What you will do:
Output nothing but the lines from the one with "What React, TypeScript" through the one with "tnfr1Errors, tnfr2Errors, dkoErrors];", including both. Leave the pictures out of the copy.
──────
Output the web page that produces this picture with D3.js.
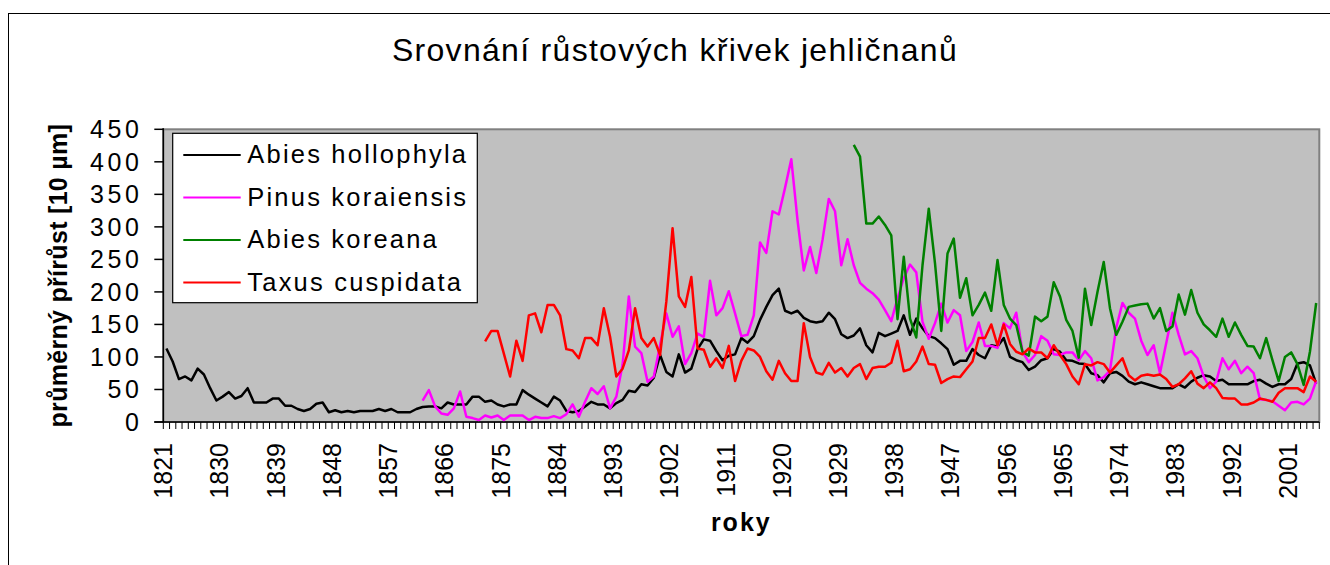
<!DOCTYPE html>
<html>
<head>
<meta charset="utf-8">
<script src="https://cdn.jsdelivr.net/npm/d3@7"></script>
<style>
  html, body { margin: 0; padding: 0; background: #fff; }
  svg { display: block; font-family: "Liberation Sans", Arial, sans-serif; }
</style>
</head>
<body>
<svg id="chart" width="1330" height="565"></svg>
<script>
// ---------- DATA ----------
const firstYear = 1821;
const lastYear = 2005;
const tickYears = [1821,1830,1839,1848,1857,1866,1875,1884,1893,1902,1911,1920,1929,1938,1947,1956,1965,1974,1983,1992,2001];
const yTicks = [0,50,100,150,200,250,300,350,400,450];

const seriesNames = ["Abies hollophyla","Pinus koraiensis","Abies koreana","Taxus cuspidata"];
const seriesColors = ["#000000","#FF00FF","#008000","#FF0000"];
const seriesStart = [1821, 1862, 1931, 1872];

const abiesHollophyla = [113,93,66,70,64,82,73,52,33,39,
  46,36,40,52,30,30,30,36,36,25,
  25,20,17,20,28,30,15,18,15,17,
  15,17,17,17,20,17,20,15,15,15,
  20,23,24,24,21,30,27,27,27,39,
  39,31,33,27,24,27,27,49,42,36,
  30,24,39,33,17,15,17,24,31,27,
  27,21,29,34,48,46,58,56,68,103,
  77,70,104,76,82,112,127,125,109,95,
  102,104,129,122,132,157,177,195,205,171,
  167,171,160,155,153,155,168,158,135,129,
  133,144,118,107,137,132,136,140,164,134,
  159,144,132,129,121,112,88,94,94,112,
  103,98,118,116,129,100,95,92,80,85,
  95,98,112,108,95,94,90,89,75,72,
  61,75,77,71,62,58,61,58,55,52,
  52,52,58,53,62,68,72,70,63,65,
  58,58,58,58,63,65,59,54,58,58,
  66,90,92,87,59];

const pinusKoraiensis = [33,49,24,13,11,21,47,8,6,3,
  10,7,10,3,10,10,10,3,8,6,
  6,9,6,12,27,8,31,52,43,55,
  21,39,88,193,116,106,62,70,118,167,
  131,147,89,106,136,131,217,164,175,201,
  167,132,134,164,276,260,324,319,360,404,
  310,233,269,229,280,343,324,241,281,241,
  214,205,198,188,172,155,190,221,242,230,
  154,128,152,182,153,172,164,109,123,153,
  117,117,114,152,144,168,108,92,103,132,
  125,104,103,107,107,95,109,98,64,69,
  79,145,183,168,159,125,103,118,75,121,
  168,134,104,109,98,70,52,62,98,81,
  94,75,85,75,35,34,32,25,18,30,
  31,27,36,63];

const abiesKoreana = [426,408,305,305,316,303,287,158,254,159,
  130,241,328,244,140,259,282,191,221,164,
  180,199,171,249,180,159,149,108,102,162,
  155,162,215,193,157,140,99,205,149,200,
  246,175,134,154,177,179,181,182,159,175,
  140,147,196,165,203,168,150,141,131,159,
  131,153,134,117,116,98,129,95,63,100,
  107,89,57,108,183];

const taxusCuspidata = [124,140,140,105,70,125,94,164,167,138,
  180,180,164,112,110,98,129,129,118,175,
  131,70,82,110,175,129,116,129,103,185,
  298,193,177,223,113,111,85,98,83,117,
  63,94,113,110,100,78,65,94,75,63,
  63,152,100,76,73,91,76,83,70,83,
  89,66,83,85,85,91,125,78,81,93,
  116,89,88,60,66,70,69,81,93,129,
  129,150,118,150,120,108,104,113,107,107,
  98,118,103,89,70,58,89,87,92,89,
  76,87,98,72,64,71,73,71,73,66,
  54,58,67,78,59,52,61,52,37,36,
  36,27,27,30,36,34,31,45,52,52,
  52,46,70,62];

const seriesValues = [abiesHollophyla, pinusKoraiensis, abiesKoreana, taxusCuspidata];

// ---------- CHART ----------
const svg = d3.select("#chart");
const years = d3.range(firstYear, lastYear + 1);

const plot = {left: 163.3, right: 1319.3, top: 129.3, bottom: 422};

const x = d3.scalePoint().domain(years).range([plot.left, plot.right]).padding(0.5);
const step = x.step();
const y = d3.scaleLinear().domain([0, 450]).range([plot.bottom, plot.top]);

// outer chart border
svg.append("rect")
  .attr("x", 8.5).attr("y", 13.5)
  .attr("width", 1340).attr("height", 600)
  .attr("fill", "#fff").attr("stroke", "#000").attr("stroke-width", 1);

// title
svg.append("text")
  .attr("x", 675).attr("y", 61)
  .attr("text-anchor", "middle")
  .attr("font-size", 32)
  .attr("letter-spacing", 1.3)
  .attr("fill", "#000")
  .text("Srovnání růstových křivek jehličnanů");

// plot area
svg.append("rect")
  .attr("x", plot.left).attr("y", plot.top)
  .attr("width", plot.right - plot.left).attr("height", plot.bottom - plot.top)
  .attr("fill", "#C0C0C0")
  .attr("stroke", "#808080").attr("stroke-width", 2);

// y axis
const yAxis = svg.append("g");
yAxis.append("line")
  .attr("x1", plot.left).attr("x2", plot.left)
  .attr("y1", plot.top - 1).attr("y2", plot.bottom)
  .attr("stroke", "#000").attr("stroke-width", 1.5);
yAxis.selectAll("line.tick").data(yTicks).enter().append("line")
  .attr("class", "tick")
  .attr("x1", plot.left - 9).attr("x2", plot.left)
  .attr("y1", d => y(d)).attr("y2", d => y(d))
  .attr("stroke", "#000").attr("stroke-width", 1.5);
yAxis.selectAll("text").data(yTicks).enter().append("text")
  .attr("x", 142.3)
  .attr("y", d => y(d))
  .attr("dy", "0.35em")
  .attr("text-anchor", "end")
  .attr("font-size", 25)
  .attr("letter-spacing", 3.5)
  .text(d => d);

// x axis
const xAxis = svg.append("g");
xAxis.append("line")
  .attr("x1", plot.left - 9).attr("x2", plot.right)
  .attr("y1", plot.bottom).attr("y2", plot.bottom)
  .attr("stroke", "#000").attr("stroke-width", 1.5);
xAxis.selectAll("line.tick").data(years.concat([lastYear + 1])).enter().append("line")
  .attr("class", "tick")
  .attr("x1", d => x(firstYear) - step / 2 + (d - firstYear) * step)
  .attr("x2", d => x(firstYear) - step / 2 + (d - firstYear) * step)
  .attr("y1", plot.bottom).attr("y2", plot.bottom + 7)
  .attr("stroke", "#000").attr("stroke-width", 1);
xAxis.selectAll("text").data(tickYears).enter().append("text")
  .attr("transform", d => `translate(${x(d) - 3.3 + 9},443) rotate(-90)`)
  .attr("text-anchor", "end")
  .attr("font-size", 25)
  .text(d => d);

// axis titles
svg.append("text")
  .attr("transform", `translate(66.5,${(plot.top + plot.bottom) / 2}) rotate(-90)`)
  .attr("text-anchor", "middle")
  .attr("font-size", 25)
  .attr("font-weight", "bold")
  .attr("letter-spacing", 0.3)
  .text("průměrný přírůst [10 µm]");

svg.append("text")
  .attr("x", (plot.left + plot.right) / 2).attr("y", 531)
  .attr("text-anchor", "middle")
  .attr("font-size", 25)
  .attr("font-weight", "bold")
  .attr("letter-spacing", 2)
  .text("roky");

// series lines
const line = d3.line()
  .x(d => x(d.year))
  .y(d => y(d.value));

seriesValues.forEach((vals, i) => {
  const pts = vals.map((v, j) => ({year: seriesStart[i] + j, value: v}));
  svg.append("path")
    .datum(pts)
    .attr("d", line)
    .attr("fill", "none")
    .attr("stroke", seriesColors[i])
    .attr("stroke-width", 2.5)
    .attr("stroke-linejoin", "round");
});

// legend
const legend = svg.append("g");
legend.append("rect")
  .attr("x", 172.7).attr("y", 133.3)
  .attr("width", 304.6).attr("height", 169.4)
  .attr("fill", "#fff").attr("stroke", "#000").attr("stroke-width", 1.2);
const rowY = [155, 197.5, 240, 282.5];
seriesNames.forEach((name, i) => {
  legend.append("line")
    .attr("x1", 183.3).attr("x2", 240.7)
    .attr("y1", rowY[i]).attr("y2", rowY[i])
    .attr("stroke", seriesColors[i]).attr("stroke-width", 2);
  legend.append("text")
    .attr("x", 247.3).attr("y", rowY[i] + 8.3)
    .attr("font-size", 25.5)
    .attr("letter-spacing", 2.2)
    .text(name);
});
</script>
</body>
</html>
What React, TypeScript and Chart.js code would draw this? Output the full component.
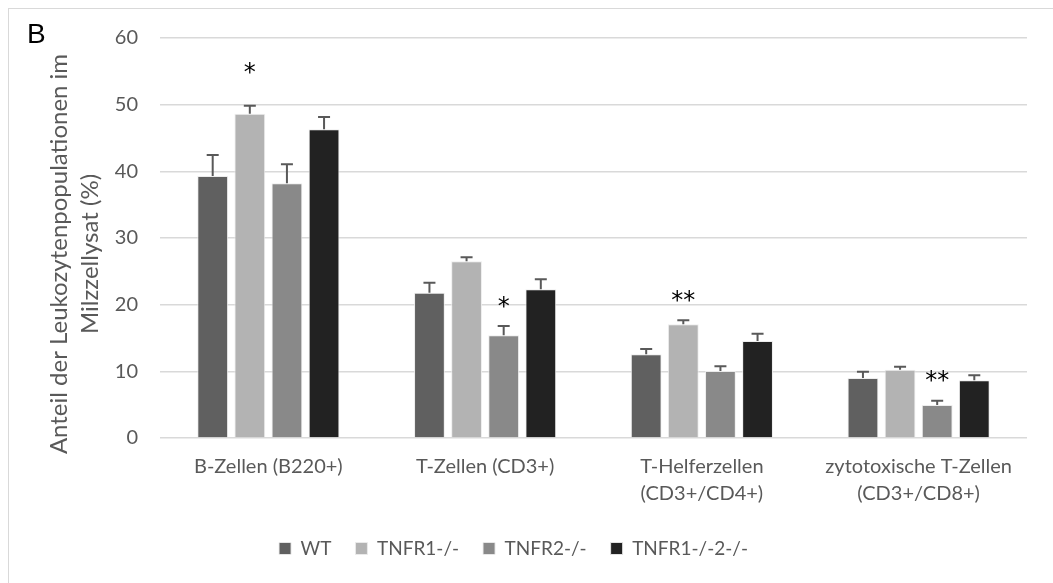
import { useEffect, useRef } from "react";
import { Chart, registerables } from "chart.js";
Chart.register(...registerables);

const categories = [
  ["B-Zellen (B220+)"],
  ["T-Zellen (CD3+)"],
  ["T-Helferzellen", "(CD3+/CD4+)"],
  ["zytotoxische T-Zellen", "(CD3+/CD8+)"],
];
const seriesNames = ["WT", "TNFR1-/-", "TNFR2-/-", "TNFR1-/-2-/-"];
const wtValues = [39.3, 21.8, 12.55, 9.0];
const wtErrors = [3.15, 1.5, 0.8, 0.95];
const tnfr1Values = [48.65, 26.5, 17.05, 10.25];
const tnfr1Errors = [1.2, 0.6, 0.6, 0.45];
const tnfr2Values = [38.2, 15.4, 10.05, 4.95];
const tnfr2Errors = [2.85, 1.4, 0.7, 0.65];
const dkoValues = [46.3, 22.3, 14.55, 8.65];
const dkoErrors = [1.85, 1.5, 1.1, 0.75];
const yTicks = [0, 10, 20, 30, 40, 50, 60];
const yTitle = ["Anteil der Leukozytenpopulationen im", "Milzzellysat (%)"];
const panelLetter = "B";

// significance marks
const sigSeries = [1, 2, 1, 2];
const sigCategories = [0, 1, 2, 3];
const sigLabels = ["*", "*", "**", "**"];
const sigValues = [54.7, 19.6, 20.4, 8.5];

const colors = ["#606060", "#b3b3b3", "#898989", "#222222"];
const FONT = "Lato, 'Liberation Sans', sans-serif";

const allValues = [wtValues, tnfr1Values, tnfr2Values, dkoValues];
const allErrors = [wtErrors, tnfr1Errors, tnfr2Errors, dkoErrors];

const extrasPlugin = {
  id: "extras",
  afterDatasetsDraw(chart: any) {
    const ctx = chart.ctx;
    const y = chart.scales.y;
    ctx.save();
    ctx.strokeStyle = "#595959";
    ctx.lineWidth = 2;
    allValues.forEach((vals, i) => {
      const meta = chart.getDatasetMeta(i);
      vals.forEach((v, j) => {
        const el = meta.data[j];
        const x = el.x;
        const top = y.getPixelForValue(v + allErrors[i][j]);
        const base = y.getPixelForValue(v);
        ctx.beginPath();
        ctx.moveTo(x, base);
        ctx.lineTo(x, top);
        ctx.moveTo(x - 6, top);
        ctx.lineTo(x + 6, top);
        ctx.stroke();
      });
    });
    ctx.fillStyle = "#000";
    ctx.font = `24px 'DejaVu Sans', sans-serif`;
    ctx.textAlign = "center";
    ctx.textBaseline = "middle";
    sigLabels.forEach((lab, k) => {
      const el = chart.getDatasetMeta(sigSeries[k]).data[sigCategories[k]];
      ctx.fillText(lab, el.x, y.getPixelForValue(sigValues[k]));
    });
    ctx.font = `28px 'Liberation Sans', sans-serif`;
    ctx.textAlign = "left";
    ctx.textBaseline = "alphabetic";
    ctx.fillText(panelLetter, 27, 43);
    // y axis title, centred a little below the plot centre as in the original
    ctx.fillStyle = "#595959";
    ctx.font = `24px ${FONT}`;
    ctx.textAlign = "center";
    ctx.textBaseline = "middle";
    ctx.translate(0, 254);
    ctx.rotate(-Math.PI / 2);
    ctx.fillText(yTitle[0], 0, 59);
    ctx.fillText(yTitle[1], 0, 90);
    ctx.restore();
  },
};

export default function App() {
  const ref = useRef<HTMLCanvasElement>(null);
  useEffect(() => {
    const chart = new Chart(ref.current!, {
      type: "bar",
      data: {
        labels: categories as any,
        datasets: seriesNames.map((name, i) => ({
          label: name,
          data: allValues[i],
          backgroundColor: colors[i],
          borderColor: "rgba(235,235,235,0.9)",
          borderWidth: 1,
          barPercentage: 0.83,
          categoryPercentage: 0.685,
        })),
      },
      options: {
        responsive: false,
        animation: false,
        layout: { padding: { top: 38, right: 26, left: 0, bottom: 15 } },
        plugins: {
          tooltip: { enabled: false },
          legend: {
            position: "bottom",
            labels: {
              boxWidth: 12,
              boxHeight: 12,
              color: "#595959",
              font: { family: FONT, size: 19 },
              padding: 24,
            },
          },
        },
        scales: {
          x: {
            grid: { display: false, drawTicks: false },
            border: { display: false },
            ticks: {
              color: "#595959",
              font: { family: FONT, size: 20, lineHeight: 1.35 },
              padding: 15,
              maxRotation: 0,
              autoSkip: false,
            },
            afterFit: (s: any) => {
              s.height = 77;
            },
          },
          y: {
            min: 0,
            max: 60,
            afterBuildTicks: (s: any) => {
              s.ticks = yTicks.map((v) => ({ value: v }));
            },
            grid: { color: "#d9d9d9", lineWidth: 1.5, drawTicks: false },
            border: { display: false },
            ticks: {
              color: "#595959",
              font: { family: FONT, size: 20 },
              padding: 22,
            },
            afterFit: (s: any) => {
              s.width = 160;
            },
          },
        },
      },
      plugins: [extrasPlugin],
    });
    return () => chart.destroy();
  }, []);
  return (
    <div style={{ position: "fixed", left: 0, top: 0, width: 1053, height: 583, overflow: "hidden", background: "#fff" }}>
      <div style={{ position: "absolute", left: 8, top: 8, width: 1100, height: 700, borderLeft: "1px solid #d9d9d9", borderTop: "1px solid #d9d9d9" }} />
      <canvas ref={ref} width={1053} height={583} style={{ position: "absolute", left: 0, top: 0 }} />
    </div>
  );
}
──────
Worked answer:
What React, TypeScript and Chart.js code would draw this? Output the full component.
import { useEffect, useRef } from "react";
import { Chart, registerables } from "chart.js";
Chart.register(...registerables);

const categories = [
  ["B-Zellen (B220+)"],
  ["T-Zellen (CD3+)"],
  ["T-Helferzellen", "(CD3+/CD4+)"],
  ["zytotoxische T-Zellen", "(CD3+/CD8+)"],
];
const seriesNames = ["WT", "TNFR1-/-", "TNFR2-/-", "TNFR1-/-2-/-"];
const wtValues = [39.3, 21.8, 12.55, 9.0];
const wtErrors = [3.15, 1.5, 0.8, 0.95];
const tnfr1Values = [48.65, 26.5, 17.05, 10.25];
const tnfr1Errors = [1.2, 0.6, 0.6, 0.45];
const tnfr2Values = [38.2, 15.4, 10.05, 4.95];
const tnfr2Errors = [2.85, 1.4, 0.7, 0.65];
const dkoValues = [46.3, 22.3, 14.55, 8.65];
const dkoErrors = [1.85, 1.5, 1.1, 0.75];
const yTicks = [0, 10, 20, 30, 40, 50, 60];
const yTitle = ["Anteil der Leukozytenpopulationen im", "Milzzellysat (%)"];
const panelLetter = "B";

// significance marks
const sigSeries = [1, 2, 1, 2];
const sigCategories = [0, 1, 2, 3];
const sigLabels = ["*", "*", "**", "**"];
const sigValues = [54.7, 19.6, 20.4, 8.5];

const colors = ["#606060", "#b3b3b3", "#898989", "#222222"];
const FONT = "Lato, 'Liberation Sans', sans-serif";

const allValues = [wtValues, tnfr1Values, tnfr2Values, dkoValues];
const allErrors = [wtErrors, tnfr1Errors, tnfr2Errors, dkoErrors];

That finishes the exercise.